The cyclic AMP-dependent modulation of cardiac sarcolemmal slow calcium channels

The epinephrine-induced abbreviation of systole is well explained by the cAMP-dependent phosphorylation of phospholamban, the activator of the cardiac sarcoplasmic reticulum calcium pump, and of the inhibitory component of the troponin complex. In contrast, the molecular mechanism of the β-agonist inotropic effects remained unclear until the recent finding that the depolarization-induced Ca²⁺ uptake by cardiac sarcolemmal vesicles, the in vitro equivalent of the slow Ca²⁺ channel, is activated upon cAMP-dependent phosphorylation of a sarcolemmal integral protein, calciductin [34]. This paper provides additional evidence for this mechanism by showing a linear correlation between calciductin phosphorylation and voltage-dependent Ca²⁺ uptake.
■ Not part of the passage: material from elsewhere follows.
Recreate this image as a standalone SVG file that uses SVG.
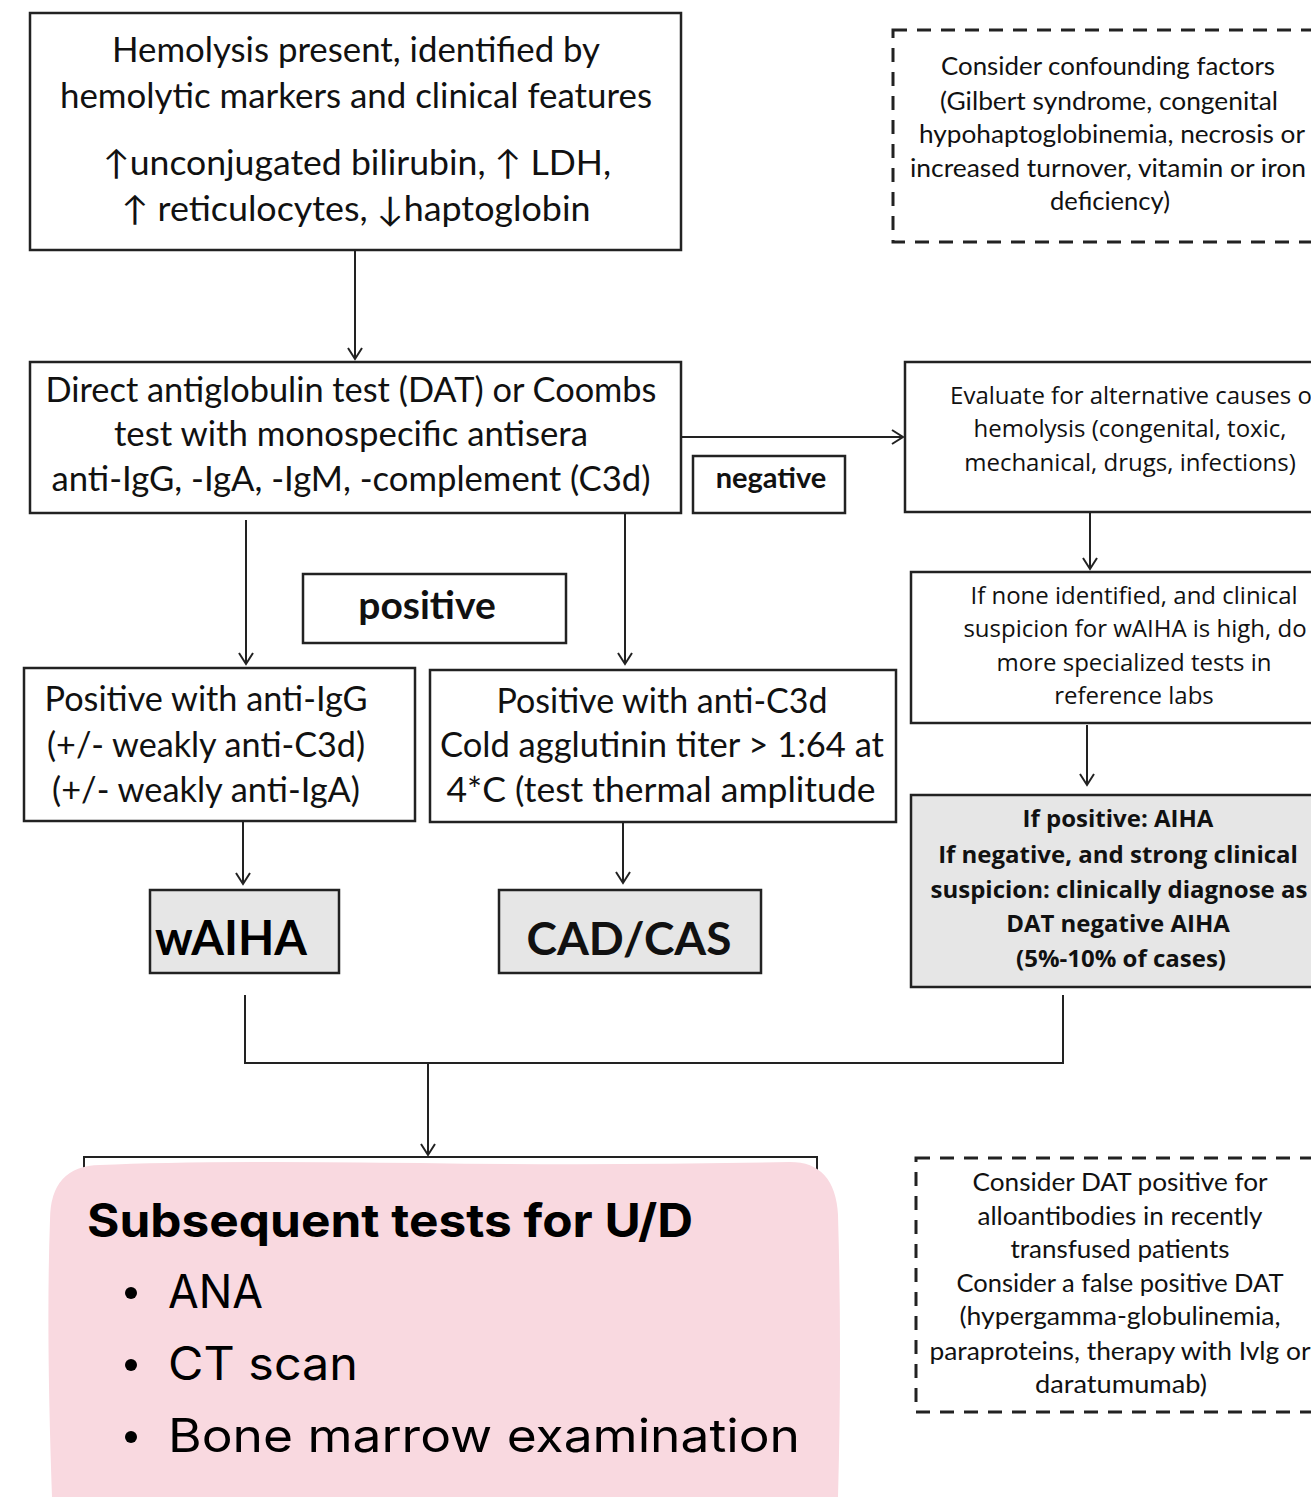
<svg xmlns="http://www.w3.org/2000/svg" width="1311" height="1497" viewBox="0 0 1311 1497">
<defs>
<marker id="arr" markerWidth="20" markerHeight="20" refX="12" refY="8" orient="auto" markerUnits="userSpaceOnUse">
<path d="M1,1 L12,8 L1,15" fill="none" stroke="#222" stroke-width="2"/>
</marker>
<style>
.box{fill:#fff;stroke:#222;stroke-width:2.5}
.gbox{fill:#e6e6e6;stroke:#222;stroke-width:2.5}
.dash{fill:none;stroke:#222;stroke-width:3;stroke-dasharray:14 10}
.c{font-family:Lato,"Liberation Sans",sans-serif;fill:#111;text-anchor:middle;font-size:34px}
.d{font-family:Lato,"Liberation Sans",sans-serif;fill:#111;text-anchor:middle;font-size:25px}
.o{font-family:"Open Sans","Liberation Sans",sans-serif;fill:#111;text-anchor:middle;font-size:24px}
.ln{fill:none;stroke:#222;stroke-width:2}
.p{font-family:Inter,"Liberation Sans",sans-serif;fill:#000;font-size:46px}
</style>
</defs>
<rect width="1311" height="1497" fill="#fff"/>

<g id="connectors">
<line class="ln" x1="355" y1="250" x2="355" y2="359" marker-end="url(#arr)"/>
<line class="ln" x1="681" y1="437" x2="903" y2="437" marker-end="url(#arr)"/>
<line class="ln" x1="1090" y1="512" x2="1090" y2="569" marker-end="url(#arr)"/>
<line class="ln" x1="1087" y1="725" x2="1087" y2="785" marker-end="url(#arr)"/>
<line class="ln" x1="246" y1="520" x2="246" y2="664" marker-end="url(#arr)"/>
<line class="ln" x1="625" y1="513" x2="625" y2="664" marker-end="url(#arr)"/>
<line class="ln" x1="243" y1="822" x2="243" y2="884" marker-end="url(#arr)"/>
<line class="ln" x1="623" y1="823" x2="623" y2="883" marker-end="url(#arr)"/>
<polyline class="ln" points="245,995 245,1063 1063,1063 1063,995"/>
<line class="ln" x1="428" y1="1063" x2="428" y2="1155" marker-end="url(#arr)"/>
</g>

<g id="hemolysis">
<rect class="box" x="30" y="13" width="651" height="237"/>
<text class="c" x="356" y="62" textLength="488" lengthAdjust="spacingAndGlyphs">Hemolysis present, identified by</text>
<text class="c" x="356" y="108" textLength="592" lengthAdjust="spacingAndGlyphs">hemolytic markers and clinical features</text>
<text class="c" x="357" y="175" textLength="508" lengthAdjust="spacingAndGlyphs">↑unconjugated bilirubin, ↑ LDH,</text>
<text class="c" x="356" y="221" textLength="469" lengthAdjust="spacingAndGlyphs">↑ reticulocytes, ↓haptoglobin</text>
</g>

<g id="confounding">
<rect class="dash" x="893" y="30" width="440" height="212"/>
<text class="d" x="1108" y="75" textLength="334" lengthAdjust="spacingAndGlyphs">Consider confounding factors</text>
<text class="d" x="1109" y="110" textLength="338" lengthAdjust="spacingAndGlyphs">(Gilbert syndrome, congenital</text>
<text class="d" x="1112" y="143" textLength="386" lengthAdjust="spacingAndGlyphs">hypohaptoglobinemia, necrosis or</text>
<text class="d" x="1108" y="177" textLength="396" lengthAdjust="spacingAndGlyphs">increased turnover, vitamin or iron</text>
<text class="d" x="1110" y="210" textLength="120" lengthAdjust="spacingAndGlyphs">deficiency)</text>
</g>

<g id="dat">
<rect class="box" x="30" y="362" width="651" height="151"/>
<text class="c" x="351" y="402" textLength="611" lengthAdjust="spacingAndGlyphs">Direct antiglobulin test (DAT) or Coombs</text>
<text class="c" x="351" y="446" textLength="474" lengthAdjust="spacingAndGlyphs">test with monospecific antisera</text>
<text class="c" x="351" y="491" textLength="599" lengthAdjust="spacingAndGlyphs">anti-IgG, -IgA, -IgM, -complement (C3d)</text>
</g>

<g id="negative">
<rect class="box" x="693" y="456" width="152" height="57"/>
<text class="c" style="font-size:29px" font-weight="bold" x="771" y="488">negative</text>
</g>

<g id="evaluate">
<rect class="box" x="905" y="362" width="430" height="150"/>
<text class="o" x="1135" y="404">Evaluate for alternative causes of</text>
<text class="o" x="1130" y="437">hemolysis (congenital, toxic,</text>
<text class="o" x="1130" y="471">mechanical, drugs, infections)</text>
</g>

<g id="none-identified">
<rect class="box" x="911" y="572" width="420" height="151"/>
<text class="o" x="1134" y="604">If none identified, and clinical</text>
<text class="o" x="1135" y="637">suspicion for wAIHA is high, do</text>
<text class="o" x="1134" y="671">more specialized tests in</text>
<text class="o" x="1134" y="704">reference labs</text>
</g>

<g id="dat-negative-aiha">
<rect class="gbox" x="911" y="795" width="420" height="192"/>
<text class="o" font-weight="bold" x="1118" y="827">If positive: AIHA</text>
<text class="o" font-weight="bold" x="1118" y="863">If negative, and strong clinical</text>
<text class="o" font-weight="bold" x="1119" y="898">suspicion: clinically diagnose as</text>
<text class="o" font-weight="bold" x="1118" y="932">DAT negative AIHA</text>
<text class="o" font-weight="bold" x="1121" y="967">(5%-10% of cases)</text>
</g>

<g id="positive">
<rect class="box" x="303" y="574" width="263" height="69"/>
<text class="c" style="font-size:39px" font-weight="bold" x="427" y="619">positive</text>
</g>

<g id="igg">
<rect class="box" x="24" y="668" width="391" height="153"/>
<text class="c" x="206" y="711" textLength="323" lengthAdjust="spacingAndGlyphs">Positive with anti-IgG</text>
<text class="c" x="206" y="757" textLength="318" lengthAdjust="spacingAndGlyphs">(+/- weakly anti-C3d)</text>
<text class="c" x="206" y="802" textLength="308" lengthAdjust="spacingAndGlyphs">(+/- weakly anti-IgA)</text>
</g>

<g id="c3d">
<rect class="box" x="430" y="670" width="466" height="152"/>
<text class="c" x="662" y="713" textLength="331" lengthAdjust="spacingAndGlyphs">Positive with anti-C3d</text>
<text class="c" x="662" y="757" textLength="444" lengthAdjust="spacingAndGlyphs">Cold agglutinin titer &gt; 1:64 at</text>
<text class="c" x="661" y="802" textLength="429" lengthAdjust="spacingAndGlyphs">4*C (test thermal amplitude</text>
</g>

<g id="waiha">
<rect class="gbox" x="150" y="890" width="189" height="83"/>
<text font-family="Lato,'Liberation Sans',sans-serif" font-weight="bold" font-size="47" fill="#000" x="155" y="955" textLength="152" lengthAdjust="spacingAndGlyphs">wAIHA</text>
</g>

<g id="cad">
<rect class="gbox" x="499" y="890" width="262" height="83"/>
<text class="c" font-weight="bold" style="font-size:46px" fill="#000" x="629" y="955">CAD/CAS</text>
</g>

<g id="subsequent">
<polyline fill="none" stroke="#222" stroke-width="2" points="84,1180 84,1157 817,1157 817,1180"/>
<path d="M100,1165 Q200,1160 420,1163 Q600,1166 790,1162 Q835,1162 838,1215 Q842,1350 838,1497 L52,1497 Q46,1330 50,1220 Q50,1166 100,1165 Z" fill="#f9d9e0"/>
<text class="p" font-weight="bold" x="87" y="1237" textLength="606" lengthAdjust="spacingAndGlyphs">Subsequent tests for U/D</text>
<circle cx="131" cy="1293" r="6"/>
<text class="p" x="168" y="1308" textLength="95" lengthAdjust="spacingAndGlyphs">ANA</text>
<circle cx="131" cy="1365" r="6"/>
<text class="p" x="168" y="1380" textLength="190" lengthAdjust="spacingAndGlyphs">CT scan</text>
<circle cx="131" cy="1437" r="6"/>
<text class="p" x="168" y="1452" textLength="632" lengthAdjust="spacingAndGlyphs">Bone marrow examination</text>
</g>

<g id="dat-positive-note">
<rect class="dash" x="916" y="1158" width="420" height="254"/>
<text class="d" x="1120" y="1191" textLength="295" lengthAdjust="spacingAndGlyphs">Consider DAT positive  for</text>
<text class="d" x="1120" y="1225" textLength="285" lengthAdjust="spacingAndGlyphs">alloantibodies in recently</text>
<text class="d" x="1120" y="1258" textLength="219" lengthAdjust="spacingAndGlyphs">transfused patients</text>
<text class="d" x="1120" y="1292" textLength="327" lengthAdjust="spacingAndGlyphs">Consider a false positive DAT</text>
<text class="d" x="1120" y="1325" textLength="321" lengthAdjust="spacingAndGlyphs">(hypergamma-globulinemia,</text>
<text class="d" x="1120" y="1360" textLength="381" lengthAdjust="spacingAndGlyphs">paraproteins, therapy with Ivlg or</text>
<text class="d" x="1121" y="1393" textLength="172" lengthAdjust="spacingAndGlyphs">daratumumab)</text>
</g>
</svg>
At no detectable radiolabelling with (³²P)-phosphate, the latter is still ca 28% of its maximal value, suggesting the possibility of residual unlabeled protein-bound phosphate. Calciductin is an excellent substrate of cAMP-dependent protein kinase, since low levels of its catalytic subunit (ca 6% of the subunit liberated after complete dissociation of the enzyme) are capable of submaximally phosphorylating calciductin and activating Ca²⁺ uptake. The Ca²⁺ channels of phosphorylated vesicles are similar to those of non-phosphorylated vesicles and of other excitable cells in their inhibition by the calcium antagonist verapamil, lanthanum and other divalent cations. In contrast to the voltage-dependent Ca²⁺ uptake, $\text{Na}{}^{\mathrm{+}}\text{Ca}{}^{\mathrm{2+}}$ exchange was not modulated by cAMP-dependent phosphorylation. Sarcolemmal proteolipids were entirely extracted by acidic organic solvent mixtures and purified by high performance liquid chromatography. They made up 2% (w/w) of sarcolemmal proteins and contained essentially calciductin (97%) together with a 14 000 to 16 000 dalton component (3%). Sarcolemmal proteolipids were phosphorylated on seryl residues only. Their amino acid composition indicated the presence of a large number of acidic and hydrophobic residues, accounting for the behaviour of calciductin as an acidic integral proteolipid, similar to phospholamban.